**WHAT IS ASKED**
Copy, without any alteration, the lines from the one that includes "Clone this chart in Plotly.js." up to and including the one that includes "arbitrary units) */".

(Data entries)
──────────────────────────────
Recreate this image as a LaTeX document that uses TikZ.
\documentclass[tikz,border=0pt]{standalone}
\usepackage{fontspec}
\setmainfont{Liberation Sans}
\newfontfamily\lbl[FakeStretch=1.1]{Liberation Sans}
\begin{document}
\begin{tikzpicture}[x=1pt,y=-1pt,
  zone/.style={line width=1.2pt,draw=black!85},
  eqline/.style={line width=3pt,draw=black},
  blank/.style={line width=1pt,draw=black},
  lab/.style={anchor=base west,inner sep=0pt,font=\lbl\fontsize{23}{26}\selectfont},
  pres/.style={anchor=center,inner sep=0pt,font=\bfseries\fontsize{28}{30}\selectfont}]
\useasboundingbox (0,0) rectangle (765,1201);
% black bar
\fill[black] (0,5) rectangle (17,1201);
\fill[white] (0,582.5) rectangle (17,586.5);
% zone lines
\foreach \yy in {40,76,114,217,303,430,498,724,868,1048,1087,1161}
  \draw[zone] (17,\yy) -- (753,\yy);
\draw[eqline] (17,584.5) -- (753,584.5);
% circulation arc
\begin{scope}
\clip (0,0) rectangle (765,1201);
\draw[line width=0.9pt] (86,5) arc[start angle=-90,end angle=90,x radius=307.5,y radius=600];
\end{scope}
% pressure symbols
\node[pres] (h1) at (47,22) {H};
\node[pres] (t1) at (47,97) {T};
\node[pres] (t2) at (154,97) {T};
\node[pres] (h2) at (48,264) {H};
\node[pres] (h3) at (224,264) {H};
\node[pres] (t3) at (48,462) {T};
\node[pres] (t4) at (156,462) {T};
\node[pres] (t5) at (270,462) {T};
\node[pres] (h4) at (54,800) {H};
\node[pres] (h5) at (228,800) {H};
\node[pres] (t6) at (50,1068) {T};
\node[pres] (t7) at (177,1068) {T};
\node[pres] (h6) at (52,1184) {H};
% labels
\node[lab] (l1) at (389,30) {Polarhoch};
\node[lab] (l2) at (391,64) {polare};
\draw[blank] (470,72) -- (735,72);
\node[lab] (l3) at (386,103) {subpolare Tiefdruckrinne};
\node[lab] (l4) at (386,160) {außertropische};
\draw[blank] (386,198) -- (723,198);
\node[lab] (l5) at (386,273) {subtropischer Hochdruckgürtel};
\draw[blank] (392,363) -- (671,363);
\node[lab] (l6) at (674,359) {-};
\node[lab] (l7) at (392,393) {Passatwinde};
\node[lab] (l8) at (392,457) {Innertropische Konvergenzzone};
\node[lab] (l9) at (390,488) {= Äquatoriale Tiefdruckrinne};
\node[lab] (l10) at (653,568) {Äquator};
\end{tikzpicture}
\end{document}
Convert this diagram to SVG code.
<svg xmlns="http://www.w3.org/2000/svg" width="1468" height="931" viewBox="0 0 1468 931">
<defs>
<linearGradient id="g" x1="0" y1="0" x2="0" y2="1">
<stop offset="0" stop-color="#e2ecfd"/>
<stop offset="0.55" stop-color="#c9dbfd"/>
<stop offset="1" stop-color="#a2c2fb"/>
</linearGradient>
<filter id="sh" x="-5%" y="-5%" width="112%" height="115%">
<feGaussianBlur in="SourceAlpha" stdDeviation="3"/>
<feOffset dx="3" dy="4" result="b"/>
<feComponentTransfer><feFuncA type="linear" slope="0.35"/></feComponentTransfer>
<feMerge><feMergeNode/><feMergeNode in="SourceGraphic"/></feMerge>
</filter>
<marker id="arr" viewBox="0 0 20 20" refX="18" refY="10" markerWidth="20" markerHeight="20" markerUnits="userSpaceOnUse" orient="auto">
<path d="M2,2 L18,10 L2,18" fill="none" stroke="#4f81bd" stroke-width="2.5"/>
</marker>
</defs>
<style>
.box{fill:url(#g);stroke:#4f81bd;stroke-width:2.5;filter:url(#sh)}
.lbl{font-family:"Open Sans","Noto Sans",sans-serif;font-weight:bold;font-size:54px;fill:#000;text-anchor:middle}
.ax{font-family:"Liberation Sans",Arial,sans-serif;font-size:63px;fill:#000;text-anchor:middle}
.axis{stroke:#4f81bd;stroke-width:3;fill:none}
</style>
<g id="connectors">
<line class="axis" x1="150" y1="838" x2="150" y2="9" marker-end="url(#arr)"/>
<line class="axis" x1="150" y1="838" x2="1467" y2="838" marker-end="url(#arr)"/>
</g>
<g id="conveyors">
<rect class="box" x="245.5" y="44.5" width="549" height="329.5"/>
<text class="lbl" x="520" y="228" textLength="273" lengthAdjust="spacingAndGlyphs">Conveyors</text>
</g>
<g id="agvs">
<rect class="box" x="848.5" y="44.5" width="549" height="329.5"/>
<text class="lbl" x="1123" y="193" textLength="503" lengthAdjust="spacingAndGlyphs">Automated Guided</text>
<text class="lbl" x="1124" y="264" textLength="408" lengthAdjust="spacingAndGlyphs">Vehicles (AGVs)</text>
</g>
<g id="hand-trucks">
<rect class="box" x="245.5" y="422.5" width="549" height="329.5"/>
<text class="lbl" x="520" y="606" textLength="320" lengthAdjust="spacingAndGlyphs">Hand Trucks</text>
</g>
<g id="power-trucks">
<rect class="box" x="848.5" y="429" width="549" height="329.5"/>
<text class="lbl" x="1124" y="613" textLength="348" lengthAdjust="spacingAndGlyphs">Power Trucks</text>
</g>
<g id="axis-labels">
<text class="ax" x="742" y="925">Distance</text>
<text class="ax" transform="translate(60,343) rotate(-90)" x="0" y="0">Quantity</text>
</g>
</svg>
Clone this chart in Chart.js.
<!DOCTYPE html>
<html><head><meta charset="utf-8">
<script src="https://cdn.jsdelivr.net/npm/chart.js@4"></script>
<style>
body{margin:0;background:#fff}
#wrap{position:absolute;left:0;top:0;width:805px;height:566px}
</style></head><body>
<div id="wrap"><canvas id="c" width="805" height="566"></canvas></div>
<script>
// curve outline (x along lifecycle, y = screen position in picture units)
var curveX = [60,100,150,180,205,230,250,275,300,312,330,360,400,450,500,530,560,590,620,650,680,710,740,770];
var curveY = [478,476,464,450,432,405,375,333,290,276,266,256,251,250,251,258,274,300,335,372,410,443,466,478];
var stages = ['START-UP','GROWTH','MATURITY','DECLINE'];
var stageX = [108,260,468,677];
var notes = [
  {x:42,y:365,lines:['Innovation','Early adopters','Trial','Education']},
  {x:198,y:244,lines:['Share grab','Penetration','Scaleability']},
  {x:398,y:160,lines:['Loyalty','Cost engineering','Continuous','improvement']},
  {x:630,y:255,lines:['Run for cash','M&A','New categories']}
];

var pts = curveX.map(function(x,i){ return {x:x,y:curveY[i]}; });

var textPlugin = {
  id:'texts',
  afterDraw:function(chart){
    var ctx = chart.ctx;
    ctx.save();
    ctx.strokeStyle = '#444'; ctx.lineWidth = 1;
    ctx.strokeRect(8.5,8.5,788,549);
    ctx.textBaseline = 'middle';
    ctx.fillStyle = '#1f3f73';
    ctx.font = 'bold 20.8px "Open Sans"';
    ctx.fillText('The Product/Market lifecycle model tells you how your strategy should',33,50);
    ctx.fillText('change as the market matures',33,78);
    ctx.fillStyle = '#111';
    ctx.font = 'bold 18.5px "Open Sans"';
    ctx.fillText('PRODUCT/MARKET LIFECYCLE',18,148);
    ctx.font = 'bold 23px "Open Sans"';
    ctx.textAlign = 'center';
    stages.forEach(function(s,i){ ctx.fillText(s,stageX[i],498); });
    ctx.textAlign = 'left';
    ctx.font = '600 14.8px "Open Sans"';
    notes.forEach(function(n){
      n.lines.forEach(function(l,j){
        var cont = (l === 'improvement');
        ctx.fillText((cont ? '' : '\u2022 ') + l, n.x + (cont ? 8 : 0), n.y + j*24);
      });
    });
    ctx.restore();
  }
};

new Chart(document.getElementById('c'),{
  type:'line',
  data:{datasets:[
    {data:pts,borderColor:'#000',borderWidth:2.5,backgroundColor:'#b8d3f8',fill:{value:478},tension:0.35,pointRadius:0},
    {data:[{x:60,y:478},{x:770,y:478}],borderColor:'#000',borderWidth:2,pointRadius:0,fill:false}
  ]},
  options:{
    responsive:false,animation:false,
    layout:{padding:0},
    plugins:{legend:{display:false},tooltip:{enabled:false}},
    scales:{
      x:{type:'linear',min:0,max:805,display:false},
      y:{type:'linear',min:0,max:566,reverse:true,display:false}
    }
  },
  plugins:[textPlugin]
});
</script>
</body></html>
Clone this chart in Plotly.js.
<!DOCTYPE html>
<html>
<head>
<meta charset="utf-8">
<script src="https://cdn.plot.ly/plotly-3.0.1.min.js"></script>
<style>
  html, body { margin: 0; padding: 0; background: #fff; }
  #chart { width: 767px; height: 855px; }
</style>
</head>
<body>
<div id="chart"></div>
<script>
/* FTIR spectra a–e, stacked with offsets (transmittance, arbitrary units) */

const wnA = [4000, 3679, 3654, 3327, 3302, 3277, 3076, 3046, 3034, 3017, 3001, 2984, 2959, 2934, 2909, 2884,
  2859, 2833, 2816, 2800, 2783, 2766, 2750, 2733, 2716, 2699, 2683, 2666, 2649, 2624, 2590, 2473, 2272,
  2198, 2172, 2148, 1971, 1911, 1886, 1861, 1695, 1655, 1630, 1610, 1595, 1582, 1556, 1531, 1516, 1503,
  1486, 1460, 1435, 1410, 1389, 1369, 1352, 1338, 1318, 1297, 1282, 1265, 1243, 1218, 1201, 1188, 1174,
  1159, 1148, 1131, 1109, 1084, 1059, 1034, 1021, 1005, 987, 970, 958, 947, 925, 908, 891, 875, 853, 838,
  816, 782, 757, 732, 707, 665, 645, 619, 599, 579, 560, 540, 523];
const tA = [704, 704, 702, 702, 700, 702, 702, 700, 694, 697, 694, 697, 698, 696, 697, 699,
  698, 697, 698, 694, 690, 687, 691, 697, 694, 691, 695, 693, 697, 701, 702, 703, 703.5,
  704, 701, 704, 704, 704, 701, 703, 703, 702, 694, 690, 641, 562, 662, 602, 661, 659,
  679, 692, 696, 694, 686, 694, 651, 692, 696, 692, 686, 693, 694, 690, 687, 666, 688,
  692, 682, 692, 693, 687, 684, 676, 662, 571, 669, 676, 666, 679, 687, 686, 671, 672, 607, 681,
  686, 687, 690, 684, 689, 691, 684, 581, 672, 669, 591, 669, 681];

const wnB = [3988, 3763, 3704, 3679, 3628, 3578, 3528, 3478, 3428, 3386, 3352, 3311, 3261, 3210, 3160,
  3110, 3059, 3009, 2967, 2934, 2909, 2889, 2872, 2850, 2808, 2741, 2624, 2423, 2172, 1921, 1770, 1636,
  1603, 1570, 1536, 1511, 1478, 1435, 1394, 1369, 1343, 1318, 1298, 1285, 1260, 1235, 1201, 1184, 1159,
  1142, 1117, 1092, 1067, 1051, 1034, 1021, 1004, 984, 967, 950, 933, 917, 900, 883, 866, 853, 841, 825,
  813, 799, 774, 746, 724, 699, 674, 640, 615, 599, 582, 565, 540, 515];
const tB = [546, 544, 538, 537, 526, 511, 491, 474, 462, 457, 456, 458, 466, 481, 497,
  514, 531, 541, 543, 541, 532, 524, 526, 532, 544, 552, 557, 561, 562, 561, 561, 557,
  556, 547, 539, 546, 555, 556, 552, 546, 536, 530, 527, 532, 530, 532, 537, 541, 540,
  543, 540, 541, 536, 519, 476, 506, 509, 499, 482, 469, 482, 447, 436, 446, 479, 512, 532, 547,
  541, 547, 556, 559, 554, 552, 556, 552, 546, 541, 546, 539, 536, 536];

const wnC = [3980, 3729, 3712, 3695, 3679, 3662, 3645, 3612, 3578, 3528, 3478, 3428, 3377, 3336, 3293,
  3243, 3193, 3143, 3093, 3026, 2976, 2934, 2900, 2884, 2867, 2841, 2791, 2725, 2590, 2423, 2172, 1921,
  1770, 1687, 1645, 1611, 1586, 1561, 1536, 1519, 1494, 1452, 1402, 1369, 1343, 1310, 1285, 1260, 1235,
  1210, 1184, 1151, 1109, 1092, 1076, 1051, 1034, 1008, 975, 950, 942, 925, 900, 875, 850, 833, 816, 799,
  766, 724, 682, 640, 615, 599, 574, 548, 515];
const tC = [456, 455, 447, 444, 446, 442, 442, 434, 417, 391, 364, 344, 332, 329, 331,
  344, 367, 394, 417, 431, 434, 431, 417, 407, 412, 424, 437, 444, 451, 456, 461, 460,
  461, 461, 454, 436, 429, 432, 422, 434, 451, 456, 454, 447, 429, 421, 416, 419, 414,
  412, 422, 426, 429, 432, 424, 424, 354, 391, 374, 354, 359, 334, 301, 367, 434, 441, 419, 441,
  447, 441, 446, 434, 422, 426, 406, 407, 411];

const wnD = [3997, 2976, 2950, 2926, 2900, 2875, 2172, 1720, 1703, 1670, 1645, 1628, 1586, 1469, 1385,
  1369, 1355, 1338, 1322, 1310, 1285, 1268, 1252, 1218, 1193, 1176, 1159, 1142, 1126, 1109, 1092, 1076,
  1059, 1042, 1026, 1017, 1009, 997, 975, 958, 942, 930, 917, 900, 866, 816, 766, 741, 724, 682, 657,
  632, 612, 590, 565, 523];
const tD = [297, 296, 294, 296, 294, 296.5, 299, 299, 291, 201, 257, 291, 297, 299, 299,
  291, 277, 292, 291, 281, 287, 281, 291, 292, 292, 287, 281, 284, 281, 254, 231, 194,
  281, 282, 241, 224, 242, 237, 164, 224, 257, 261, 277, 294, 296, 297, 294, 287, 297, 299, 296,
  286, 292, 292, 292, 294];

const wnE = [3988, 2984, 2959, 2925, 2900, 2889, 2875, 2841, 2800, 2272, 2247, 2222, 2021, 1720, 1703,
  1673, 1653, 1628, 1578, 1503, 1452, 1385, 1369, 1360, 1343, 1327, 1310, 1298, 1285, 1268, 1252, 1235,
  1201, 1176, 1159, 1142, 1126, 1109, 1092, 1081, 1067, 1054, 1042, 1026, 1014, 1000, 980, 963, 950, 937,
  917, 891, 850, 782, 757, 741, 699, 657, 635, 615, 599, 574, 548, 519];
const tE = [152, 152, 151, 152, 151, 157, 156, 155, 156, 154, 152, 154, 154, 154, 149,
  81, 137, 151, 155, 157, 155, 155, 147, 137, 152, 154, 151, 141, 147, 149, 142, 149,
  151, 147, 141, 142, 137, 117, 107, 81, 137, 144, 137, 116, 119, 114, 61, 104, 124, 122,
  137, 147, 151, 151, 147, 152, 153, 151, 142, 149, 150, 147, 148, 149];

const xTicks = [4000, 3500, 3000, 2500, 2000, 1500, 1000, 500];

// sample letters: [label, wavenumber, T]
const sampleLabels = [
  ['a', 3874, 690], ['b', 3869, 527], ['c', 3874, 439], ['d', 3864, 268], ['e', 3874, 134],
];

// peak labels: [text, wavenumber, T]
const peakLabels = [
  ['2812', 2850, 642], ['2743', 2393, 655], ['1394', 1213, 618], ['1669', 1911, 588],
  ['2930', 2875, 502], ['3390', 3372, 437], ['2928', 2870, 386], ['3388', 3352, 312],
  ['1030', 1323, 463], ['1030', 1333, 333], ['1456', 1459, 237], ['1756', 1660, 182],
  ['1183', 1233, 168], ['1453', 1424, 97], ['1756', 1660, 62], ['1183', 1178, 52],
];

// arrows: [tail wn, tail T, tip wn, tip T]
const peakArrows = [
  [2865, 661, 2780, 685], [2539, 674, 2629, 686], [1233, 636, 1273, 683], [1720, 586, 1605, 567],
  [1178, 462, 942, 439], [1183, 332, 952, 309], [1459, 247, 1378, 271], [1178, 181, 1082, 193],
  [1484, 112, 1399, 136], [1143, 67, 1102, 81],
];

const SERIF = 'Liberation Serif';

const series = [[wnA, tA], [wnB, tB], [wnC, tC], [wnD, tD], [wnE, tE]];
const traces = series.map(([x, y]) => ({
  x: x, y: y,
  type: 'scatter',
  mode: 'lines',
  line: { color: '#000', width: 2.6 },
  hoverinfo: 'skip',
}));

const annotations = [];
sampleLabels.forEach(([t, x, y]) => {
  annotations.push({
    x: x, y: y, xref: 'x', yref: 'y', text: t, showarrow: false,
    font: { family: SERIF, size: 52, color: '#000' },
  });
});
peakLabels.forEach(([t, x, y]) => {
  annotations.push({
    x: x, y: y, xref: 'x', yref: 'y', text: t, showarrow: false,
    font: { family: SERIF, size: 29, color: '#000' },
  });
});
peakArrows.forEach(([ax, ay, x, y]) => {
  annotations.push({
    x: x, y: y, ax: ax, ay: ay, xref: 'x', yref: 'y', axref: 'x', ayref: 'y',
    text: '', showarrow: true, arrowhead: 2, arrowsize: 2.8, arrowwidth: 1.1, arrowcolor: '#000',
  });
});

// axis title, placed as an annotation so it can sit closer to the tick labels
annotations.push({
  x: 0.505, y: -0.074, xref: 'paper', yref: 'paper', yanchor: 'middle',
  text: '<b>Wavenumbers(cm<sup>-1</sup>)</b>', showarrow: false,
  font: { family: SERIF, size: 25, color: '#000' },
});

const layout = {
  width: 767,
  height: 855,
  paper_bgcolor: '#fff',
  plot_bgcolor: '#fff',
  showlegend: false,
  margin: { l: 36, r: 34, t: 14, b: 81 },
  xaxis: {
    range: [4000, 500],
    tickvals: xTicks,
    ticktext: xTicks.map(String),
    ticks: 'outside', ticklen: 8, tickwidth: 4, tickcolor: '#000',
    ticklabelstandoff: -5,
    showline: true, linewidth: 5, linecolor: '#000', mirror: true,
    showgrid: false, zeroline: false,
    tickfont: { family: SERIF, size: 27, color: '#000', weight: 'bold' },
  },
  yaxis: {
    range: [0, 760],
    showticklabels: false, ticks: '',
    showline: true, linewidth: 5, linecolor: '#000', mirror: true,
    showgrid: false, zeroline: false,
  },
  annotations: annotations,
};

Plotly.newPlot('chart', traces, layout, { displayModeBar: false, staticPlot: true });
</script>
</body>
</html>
──────────────────────────────
**SOLUTION FOR THIS PROBLEM**
Clone this chart in Plotly.js.
<!DOCTYPE html>
<html>
<head>
<meta charset="utf-8">
<script src="https://cdn.plot.ly/plotly-3.0.1.min.js"></script>
<style>
  html, body { margin: 0; padding: 0; background: #fff; }
  #chart { width: 767px; height: 855px; }
</style>
</head>
<body>
<div id="chart"></div>
<script>
/* FTIR spectra a–e, stacked with offsets (transmittance, arbitrary units) */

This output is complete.